[Material provided]
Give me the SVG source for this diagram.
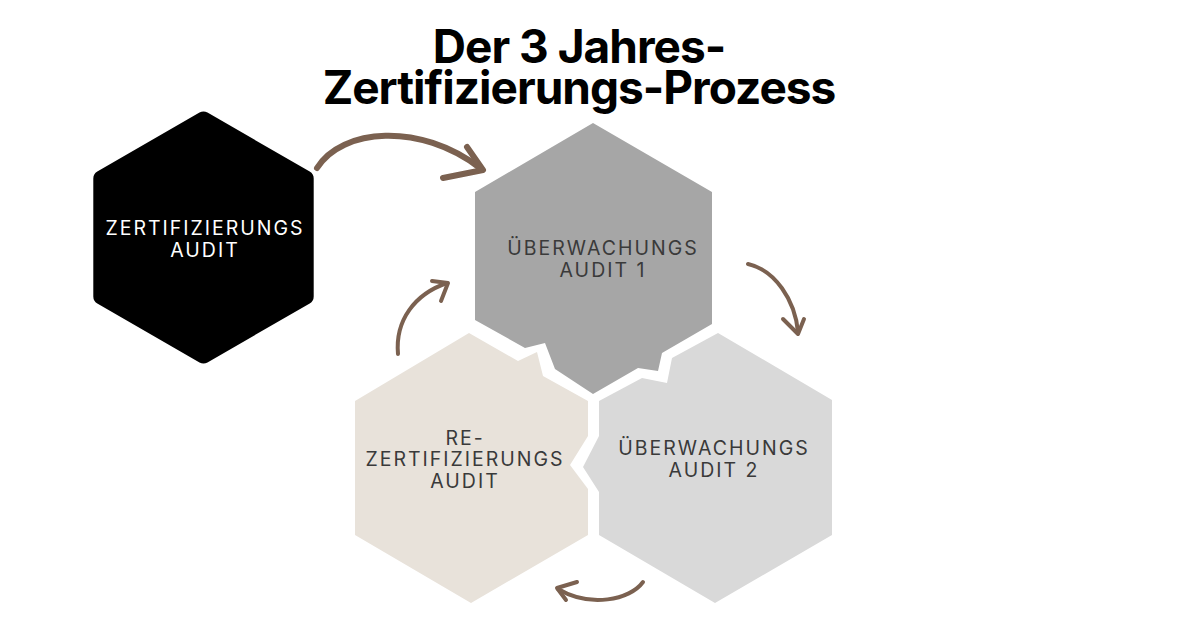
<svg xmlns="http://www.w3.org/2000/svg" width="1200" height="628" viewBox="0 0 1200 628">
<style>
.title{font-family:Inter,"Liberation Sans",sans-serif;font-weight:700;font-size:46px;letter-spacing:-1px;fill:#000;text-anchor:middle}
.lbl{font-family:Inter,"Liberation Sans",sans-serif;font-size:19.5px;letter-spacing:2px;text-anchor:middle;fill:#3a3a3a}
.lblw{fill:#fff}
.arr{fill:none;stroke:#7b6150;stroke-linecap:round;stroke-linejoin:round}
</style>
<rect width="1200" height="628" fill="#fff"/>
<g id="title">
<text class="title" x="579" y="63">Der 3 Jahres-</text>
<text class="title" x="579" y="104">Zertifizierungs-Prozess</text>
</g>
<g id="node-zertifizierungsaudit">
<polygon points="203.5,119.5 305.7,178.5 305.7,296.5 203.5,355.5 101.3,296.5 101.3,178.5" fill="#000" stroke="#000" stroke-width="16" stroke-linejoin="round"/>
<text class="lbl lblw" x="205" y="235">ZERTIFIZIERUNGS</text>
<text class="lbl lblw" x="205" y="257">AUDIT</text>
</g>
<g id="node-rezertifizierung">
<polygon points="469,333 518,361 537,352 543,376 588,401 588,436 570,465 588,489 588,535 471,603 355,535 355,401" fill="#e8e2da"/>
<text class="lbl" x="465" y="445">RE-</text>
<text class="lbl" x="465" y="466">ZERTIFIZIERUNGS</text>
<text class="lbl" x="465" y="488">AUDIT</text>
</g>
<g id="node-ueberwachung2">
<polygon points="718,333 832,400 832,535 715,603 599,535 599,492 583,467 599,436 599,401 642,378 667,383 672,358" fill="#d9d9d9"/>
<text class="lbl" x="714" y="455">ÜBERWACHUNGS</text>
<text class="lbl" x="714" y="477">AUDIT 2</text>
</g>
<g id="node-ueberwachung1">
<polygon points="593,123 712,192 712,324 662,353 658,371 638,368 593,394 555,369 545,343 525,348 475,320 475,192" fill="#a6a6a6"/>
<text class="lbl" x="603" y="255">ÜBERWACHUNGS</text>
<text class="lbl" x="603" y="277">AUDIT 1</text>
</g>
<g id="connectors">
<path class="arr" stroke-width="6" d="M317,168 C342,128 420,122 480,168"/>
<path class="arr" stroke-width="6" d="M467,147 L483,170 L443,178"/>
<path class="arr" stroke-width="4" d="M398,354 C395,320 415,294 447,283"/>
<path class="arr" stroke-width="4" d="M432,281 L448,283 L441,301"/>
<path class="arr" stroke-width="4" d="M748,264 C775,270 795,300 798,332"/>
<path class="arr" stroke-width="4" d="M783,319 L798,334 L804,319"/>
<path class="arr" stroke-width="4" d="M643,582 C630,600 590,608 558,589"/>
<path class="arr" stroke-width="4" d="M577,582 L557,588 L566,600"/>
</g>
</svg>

[Your task]
Reproduce the material word for word. Any pictures should be left out of the copy.

[Expected output]
Give me the SVG source for this diagram.
<svg xmlns="http://www.w3.org/2000/svg" width="1200" height="628" viewBox="0 0 1200 628">
<style>
.title{font-family:Inter,"Liberation Sans",sans-serif;font-weight:700;font-size:46px;letter-spacing:-1px;fill:#000;text-anchor:middle}
.lbl{font-family:Inter,"Liberation Sans",sans-serif;font-size:19.5px;letter-spacing:2px;text-anchor:middle;fill:#3a3a3a}
.lblw{fill:#fff}
.arr{fill:none;stroke:#7b6150;stroke-linecap:round;stroke-linejoin:round}
</style>
<rect width="1200" height="628" fill="#fff"/>
<g id="title">
<text class="title" x="579" y="63">Der 3 Jahres-</text>
<text class="title" x="579" y="104">Zertifizierungs-Prozess</text>
</g>
<g id="node-zertifizierungsaudit">
<polygon points="203.5,119.5 305.7,178.5 305.7,296.5 203.5,355.5 101.3,296.5 101.3,178.5" fill="#000" stroke="#000" stroke-width="16" stroke-linejoin="round"/>
<text class="lbl lblw" x="205" y="235">ZERTIFIZIERUNGS</text>
<text class="lbl lblw" x="205" y="257">AUDIT</text>
</g>
<g id="node-rezertifizierung">
<polygon points="469,333 518,361 537,352 543,376 588,401 588,436 570,465 588,489 588,535 471,603 355,535 355,401" fill="#e8e2da"/>
<text class="lbl" x="465" y="445">RE-</text>
<text class="lbl" x="465" y="466">ZERTIFIZIERUNGS</text>
<text class="lbl" x="465" y="488">AUDIT</text>
</g>
<g id="node-ueberwachung2">
<polygon points="718,333 832,400 832,535 715,603 599,535 599,492 583,467 599,436 599,401 642,378 667,383 672,358" fill="#d9d9d9"/>
<text class="lbl" x="714" y="455">ÜBERWACHUNGS</text>
<text class="lbl" x="714" y="477">AUDIT 2</text>
</g>
<g id="node-ueberwachung1">
<polygon points="593,123 712,192 712,324 662,353 658,371 638,368 593,394 555,369 545,343 525,348 475,320 475,192" fill="#a6a6a6"/>
<text class="lbl" x="603" y="255">ÜBERWACHUNGS</text>
<text class="lbl" x="603" y="277">AUDIT 1</text>
</g>
<g id="connectors">
<path class="arr" stroke-width="6" d="M317,168 C342,128 420,122 480,168"/>
<path class="arr" stroke-width="6" d="M467,147 L483,170 L443,178"/>
<path class="arr" stroke-width="4" d="M398,354 C395,320 415,294 447,283"/>
<path class="arr" stroke-width="4" d="M432,281 L448,283 L441,301"/>
<path class="arr" stroke-width="4" d="M748,264 C775,270 795,300 798,332"/>
<path class="arr" stroke-width="4" d="M783,319 L798,334 L804,319"/>
<path class="arr" stroke-width="4" d="M643,582 C630,600 590,608 558,589"/>
<path class="arr" stroke-width="4" d="M577,582 L557,588 L566,600"/>
</g>
</svg>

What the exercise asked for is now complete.